The parties’ submissions on Ground 2

The parties’ submissions on Ground 2

47.

In summary, the Appellant’s principal submission was that the requirement for the regulation 6(1)(b) test to be satisfied only if ‘the information is … easily accessible to the applicant in another form or format’ must be intended to confer some protection on the requester. If these words refer to the ability of the requester to ‘get at’ (in the First-tier Tribunal’s words) the information then, in order to have any effect, Mr Craddock contended, they must relate to the ability of the requester to go on and use the information. If they merely guarantee that the requester can ‘view’ the data, then they are doing no more than requiring compliance with the EIR. The requirement for the information to be ‘easily accessible to the applicant’, he argued, is intended to address not simply whether the applicant may view the information, but whether, in doing so, it is made available in some useful and potentially productive way.

48.

The Respondent characterised the substance of the Appellant’s complaint not in terms of being that he cannot readily access the digital tithe maps at the Council’s facility (i.e. view them), but rather that the format in question is not a convenient one for the purposes of his own research. However, according to Mr Metcalfe, the test of accessibility under regulation 6(1)(b) is accessibility ‘to the applicant’, and not accessibility to his or her computer. Information may be ‘easily accessible’ to an applicant, even if it is provided in a form or format that is less convenient to him. Nor, he submitted, is there any support in either the EIR, the Directive or the Convention for the question of accessibility under regulation 6(1)(b) being determined by reference to either (i) the purposes an applicant may wish to use the information for, or (ii) the ease with which the applicant can transfer the information between his different devices.
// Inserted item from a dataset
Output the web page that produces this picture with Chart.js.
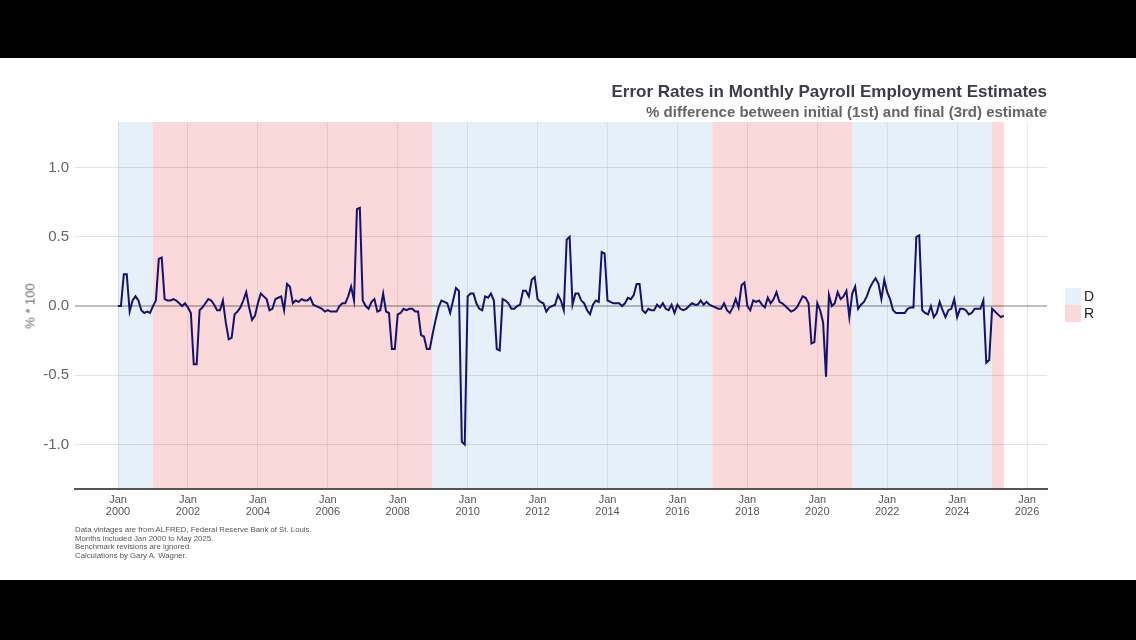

Again, although regulation 6(1) EIR and section 11(1) FOIA both enable applicants to receive information in a particular format, there is no requirement on the public authority under regulation 6(1)(b) to consider the reasonable practicability of doing so. The test is simply and solely whether the environmental information in question is (a) ‘already publicly available’; and (b) ‘easily accessible to the applicant’ in another format.